6. Implementation, Best Practices, and Considerations
Key practical considerations for curriculum-based training across modalities:
- Input pipeline modification: Curriculum over pattern exposure (e.g. Fourier-cropping, mask ratio, augmentation strength) can be implemented with minimal code changes at the data level (Wang et al., 2022, Wang et al., 2024, Jarca et al., 2024).
- Hyperparameters: Number of stages, mask/crop sizes, learning rate schedules, and pacing functions are crucial. In vision, 3-stage curricula with linearly-increasing difficulty and linearly-ramped augmentation magnitude are robust (Wang et al., 2022, Wang et al., 2024).
- Dynamic and competence-aware schemes: Dynamic curricula that match model ability (via perplexity, IRT scale, or learned reward functions) outperform static heuristics, especially in evolving or multi-task scenarios (Li et al., 17 Sep 2025, Meng et al., 2024).
- Compute efficiency: Early-stage training at low input resolution, weak augmentations, or heavy masking drastically cuts FLOPs, wall-time, or both without harming accuracy (Wang et al., 2022, Wang et al., 2024, Zhang et al., 4 Jul 2025).
Curriculum learning is highly sensitive to data regime, task architecture, and schedule tuning. In large-data NLP, gains may diminish owing to the dominance of sample size and stochasticity (Campos, 2021). Reverse curricula may outperform easy-to-hard when high-capacity models are robust to early noise (Zhang et al., 2018).
7. Limitations, Open Problems, and Future Directions
While curriculum-based model training is widely effective, important challenges remain:
- Difficulty measure generality: Automated, transferable metrics that align with model learning trajectories are still under development (Schoenegger et al., 21 Aug 2025, Li et al., 17 Sep 2025).
- Dynamic schedule optimization: Jointly learning curricula and pacing (e.g., via reinforcement learning, meta-learning, or bandit methods) is an active area (Wang et al., 2020, Li et al., 17 Sep 2025).
- Interplay with model capacity: Curricula over model capacity (e.g., Cup Curriculum) provide resilience to overfitting, but increase checkpointing and tuning burden (Scharr et al., 2023).
- Transfer and multi-task curricula: Integrating curriculum strategies across domains, modalities, or tasks requires advances in both design and theoretical guarantees (Wang et al., 2024, Saha et al., 2024).
- Benchmarking and theory: Standardized benchmarks and theoretical analyses of when and why CL helps remain open problems (Wang et al., 2020).

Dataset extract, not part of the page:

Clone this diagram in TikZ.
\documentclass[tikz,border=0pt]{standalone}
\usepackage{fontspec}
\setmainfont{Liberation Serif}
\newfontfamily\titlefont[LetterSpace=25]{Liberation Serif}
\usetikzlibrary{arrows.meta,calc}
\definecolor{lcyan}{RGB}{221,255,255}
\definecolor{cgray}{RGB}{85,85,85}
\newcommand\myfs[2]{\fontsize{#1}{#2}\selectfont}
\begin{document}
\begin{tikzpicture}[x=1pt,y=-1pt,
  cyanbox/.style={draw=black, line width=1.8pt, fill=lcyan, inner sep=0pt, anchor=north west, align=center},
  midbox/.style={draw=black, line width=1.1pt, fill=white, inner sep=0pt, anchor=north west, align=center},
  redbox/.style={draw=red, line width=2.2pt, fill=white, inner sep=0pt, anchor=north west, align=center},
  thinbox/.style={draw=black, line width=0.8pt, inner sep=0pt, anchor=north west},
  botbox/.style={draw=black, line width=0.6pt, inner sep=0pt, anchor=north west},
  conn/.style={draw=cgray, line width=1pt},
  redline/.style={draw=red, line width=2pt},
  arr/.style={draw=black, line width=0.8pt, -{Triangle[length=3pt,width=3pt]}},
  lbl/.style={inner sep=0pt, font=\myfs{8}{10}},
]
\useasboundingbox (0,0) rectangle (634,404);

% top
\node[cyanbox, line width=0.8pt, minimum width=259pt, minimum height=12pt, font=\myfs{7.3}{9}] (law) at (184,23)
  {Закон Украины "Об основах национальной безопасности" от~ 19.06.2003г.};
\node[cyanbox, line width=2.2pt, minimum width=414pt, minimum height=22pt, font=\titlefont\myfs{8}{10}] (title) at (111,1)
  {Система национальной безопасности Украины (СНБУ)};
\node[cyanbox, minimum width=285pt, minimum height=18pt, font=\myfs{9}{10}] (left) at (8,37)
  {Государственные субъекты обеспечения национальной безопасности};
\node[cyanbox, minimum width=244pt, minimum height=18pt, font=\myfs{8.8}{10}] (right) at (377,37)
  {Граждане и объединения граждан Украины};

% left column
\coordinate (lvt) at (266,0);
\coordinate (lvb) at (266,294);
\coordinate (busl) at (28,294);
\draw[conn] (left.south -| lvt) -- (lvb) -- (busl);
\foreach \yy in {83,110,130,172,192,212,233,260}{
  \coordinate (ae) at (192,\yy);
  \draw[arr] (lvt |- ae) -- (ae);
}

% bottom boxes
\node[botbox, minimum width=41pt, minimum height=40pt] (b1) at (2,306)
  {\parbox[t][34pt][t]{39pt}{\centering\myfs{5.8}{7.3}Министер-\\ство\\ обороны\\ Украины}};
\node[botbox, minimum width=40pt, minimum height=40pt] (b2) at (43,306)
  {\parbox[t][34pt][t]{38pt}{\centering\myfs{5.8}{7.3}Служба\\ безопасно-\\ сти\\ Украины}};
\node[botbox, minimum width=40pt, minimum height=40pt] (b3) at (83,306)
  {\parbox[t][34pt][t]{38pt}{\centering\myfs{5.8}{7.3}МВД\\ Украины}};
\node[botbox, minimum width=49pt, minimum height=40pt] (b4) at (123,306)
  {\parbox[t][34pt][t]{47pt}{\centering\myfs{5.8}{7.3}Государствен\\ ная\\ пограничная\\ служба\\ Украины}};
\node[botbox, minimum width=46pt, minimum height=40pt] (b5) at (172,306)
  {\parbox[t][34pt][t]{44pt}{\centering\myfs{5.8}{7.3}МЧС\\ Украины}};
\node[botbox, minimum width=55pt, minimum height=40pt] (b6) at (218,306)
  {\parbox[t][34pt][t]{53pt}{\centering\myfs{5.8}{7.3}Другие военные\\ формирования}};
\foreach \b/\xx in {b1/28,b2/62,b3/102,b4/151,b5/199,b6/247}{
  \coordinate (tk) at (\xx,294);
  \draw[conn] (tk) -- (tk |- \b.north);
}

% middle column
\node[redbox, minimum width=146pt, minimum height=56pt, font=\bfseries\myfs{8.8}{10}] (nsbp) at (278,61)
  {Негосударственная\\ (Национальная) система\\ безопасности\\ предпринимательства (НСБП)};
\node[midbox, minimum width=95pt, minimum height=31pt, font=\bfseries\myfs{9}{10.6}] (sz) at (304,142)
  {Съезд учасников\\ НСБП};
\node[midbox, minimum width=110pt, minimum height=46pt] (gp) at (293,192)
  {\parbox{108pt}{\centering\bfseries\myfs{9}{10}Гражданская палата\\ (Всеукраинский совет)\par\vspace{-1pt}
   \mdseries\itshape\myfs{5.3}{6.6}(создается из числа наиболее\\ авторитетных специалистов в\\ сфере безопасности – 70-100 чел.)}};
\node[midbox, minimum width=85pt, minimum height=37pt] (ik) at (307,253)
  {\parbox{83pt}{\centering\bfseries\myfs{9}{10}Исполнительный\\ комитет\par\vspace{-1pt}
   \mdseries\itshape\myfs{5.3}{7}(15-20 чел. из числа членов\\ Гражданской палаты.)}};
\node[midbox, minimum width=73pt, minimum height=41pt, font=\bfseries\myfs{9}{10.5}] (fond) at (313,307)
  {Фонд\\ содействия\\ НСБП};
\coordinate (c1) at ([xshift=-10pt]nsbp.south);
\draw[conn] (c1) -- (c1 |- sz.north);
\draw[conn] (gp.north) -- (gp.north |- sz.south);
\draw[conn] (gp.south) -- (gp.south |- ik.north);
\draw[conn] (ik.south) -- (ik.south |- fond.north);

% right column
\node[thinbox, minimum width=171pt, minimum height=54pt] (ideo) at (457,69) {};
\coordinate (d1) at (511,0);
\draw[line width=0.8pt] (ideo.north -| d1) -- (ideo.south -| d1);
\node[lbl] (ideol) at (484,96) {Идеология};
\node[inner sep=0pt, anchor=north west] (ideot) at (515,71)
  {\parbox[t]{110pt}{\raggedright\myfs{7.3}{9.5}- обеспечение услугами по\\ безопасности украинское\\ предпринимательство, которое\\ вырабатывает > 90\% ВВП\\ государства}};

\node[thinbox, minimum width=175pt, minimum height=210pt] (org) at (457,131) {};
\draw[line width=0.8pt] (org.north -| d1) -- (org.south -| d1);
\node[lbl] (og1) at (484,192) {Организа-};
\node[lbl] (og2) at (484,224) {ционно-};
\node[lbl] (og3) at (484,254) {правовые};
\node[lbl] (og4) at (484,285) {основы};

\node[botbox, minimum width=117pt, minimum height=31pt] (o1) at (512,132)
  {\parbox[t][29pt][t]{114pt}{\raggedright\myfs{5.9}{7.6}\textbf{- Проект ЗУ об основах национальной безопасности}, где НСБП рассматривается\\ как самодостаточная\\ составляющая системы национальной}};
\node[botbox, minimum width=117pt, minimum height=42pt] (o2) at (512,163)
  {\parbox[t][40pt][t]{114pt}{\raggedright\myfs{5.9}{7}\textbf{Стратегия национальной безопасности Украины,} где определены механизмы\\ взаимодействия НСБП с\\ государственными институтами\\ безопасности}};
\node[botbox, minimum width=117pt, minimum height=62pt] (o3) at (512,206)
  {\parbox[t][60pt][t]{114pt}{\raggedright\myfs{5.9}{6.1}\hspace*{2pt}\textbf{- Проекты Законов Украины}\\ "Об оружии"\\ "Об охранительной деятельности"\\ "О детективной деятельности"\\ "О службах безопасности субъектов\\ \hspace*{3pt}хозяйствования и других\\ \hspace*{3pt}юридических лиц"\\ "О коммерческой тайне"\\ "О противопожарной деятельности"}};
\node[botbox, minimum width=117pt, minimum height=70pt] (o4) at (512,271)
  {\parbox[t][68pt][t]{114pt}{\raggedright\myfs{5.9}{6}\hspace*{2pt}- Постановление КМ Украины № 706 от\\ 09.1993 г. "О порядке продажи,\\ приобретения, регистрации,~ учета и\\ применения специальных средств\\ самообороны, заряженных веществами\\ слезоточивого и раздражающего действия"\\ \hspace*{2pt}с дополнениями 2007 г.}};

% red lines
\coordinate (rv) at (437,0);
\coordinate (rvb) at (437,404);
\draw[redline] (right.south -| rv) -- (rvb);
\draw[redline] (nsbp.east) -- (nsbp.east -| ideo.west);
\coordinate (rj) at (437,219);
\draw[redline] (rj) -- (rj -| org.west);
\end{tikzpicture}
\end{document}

In conclusion, curriculum-based model training encompasses a suite of formal, empirically-validated strategies for enhancing convergence, robustness, and compute efficiency by designing staged exposures (over examples, patterns, or parameters) aligned to principled or model-adaptive notions of difficulty (Wang et al., 2022, Wang et al., 2024, Jarca et al., 2024, Kim et al., 2024, Li et al., 17 Sep 2025, Zhang et al., 2023, Lee et al., 2022). Its continued evolution, through both manual heuristics and dynamic data/model-driven schedulers, is reshaping state-of-the-art practice across machine learning domains.